Your instructions: Reproduce each line from the first in the data through the line that contains "import plotly.graph_objects as go" exactly; give nothing else.

Recorded data:
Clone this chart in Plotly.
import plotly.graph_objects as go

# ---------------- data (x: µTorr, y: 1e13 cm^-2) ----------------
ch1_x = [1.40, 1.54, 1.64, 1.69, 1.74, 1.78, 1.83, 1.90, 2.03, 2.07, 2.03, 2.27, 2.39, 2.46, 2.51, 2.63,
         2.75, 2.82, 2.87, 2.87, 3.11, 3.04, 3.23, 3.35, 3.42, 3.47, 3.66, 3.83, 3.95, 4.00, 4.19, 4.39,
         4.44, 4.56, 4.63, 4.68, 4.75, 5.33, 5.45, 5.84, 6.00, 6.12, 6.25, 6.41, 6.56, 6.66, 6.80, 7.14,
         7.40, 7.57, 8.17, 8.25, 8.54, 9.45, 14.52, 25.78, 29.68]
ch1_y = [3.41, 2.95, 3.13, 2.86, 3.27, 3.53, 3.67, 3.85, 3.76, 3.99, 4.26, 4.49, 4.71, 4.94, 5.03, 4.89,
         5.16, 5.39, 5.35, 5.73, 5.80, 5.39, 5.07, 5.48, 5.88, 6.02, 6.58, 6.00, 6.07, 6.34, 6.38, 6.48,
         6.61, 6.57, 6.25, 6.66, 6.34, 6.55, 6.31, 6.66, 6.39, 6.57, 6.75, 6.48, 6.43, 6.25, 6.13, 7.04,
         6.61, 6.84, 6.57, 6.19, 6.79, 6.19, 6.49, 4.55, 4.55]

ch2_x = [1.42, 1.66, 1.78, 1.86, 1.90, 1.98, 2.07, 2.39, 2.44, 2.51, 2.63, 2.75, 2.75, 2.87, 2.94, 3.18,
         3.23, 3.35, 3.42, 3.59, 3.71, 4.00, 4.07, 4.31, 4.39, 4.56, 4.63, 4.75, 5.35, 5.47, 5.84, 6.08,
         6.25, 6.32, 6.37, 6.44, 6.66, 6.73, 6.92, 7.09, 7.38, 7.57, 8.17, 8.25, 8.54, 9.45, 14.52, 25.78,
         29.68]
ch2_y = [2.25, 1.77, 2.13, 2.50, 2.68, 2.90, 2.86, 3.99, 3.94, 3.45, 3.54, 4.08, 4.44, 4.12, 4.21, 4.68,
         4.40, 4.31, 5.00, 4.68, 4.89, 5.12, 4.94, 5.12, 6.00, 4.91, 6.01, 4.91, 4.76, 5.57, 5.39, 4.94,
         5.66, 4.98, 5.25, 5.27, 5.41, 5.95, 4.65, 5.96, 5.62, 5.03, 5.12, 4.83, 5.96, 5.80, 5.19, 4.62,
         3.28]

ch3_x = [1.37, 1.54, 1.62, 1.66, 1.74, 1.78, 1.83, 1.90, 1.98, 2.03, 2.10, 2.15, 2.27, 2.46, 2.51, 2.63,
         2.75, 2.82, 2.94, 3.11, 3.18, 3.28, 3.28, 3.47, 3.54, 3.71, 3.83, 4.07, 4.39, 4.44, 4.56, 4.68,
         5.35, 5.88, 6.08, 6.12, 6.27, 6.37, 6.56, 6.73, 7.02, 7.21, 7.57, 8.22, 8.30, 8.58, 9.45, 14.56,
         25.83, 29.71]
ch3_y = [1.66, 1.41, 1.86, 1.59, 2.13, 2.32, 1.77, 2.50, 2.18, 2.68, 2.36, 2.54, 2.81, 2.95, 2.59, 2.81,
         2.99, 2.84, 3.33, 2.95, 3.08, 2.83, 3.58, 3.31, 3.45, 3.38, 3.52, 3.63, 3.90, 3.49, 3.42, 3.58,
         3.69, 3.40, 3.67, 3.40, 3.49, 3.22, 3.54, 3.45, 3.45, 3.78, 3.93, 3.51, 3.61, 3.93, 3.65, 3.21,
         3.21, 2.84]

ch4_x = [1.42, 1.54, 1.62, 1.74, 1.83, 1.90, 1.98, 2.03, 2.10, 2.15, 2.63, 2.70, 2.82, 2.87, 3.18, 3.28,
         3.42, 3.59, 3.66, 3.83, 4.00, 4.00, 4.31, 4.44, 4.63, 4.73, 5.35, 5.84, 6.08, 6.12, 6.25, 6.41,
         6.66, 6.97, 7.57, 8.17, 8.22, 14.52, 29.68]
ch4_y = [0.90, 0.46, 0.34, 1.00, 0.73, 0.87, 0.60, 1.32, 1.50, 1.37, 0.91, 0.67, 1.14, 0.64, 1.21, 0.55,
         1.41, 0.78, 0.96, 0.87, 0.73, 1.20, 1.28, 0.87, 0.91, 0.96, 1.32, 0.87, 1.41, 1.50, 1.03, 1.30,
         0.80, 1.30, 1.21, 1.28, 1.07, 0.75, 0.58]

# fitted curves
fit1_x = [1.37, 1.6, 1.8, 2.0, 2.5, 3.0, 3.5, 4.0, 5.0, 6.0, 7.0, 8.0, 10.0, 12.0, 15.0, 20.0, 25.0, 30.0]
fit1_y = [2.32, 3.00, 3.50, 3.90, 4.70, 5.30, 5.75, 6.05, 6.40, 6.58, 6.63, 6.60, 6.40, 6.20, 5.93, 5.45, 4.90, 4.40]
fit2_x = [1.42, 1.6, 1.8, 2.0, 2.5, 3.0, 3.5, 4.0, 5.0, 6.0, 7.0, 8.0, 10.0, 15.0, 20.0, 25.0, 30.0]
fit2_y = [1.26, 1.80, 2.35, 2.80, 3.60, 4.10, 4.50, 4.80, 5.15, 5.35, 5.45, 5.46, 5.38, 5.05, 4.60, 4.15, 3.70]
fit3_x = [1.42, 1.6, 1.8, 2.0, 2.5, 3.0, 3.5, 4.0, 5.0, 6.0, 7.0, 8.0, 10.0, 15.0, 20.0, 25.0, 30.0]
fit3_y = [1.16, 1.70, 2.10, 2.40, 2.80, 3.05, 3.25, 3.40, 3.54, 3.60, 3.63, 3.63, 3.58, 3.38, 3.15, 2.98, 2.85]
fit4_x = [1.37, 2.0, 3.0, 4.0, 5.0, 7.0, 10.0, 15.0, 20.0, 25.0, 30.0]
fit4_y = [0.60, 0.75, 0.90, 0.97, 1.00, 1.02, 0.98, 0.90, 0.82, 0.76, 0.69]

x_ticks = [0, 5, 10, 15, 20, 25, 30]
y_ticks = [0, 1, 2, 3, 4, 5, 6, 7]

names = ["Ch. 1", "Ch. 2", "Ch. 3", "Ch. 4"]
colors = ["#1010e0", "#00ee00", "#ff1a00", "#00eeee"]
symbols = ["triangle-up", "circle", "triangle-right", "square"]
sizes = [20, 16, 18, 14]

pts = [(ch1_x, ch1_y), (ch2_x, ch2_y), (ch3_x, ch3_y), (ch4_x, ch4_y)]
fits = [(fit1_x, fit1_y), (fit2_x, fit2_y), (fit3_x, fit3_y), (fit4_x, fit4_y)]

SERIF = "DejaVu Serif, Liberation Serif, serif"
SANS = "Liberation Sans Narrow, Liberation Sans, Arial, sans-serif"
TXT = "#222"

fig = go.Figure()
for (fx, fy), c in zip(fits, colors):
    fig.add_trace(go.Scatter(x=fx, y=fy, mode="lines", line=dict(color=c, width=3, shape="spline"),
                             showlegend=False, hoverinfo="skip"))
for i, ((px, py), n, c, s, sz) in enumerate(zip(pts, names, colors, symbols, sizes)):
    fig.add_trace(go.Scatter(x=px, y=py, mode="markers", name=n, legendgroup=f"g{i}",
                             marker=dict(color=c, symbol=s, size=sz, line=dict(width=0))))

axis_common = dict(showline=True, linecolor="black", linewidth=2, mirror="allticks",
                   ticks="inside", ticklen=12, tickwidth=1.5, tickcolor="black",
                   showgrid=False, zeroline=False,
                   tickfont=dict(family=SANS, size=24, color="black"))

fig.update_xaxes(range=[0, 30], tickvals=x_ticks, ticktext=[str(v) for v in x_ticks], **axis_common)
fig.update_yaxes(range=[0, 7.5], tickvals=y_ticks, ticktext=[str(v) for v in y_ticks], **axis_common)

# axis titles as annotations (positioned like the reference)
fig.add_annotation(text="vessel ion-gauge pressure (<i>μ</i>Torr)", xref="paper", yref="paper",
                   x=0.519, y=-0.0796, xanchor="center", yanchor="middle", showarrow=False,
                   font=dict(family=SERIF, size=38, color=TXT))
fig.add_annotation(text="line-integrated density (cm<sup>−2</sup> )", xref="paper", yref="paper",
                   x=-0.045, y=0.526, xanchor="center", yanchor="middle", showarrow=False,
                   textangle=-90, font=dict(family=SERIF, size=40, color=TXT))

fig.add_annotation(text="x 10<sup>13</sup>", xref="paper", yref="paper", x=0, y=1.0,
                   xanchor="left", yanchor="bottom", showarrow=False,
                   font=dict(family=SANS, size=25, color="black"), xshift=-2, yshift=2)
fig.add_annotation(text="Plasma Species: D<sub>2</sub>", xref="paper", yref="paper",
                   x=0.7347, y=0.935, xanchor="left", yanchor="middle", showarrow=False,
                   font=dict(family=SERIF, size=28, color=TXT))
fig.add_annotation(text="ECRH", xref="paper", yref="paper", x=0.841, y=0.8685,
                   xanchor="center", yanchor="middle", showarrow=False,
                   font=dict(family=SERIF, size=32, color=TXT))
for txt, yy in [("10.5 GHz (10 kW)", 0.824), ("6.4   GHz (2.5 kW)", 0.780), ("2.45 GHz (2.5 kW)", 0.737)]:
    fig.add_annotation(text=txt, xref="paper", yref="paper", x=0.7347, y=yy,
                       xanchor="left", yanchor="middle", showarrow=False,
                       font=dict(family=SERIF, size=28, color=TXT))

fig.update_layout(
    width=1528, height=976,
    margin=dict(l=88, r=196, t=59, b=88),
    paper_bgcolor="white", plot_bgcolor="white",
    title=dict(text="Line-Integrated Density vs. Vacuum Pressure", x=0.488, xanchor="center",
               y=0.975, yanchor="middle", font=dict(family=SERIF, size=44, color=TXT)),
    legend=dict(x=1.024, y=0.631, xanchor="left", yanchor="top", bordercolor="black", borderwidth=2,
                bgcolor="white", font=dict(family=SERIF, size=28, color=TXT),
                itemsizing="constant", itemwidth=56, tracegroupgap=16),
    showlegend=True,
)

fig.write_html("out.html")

Output below:
Clone this chart in Plotly.
import plotly.graph_objects as go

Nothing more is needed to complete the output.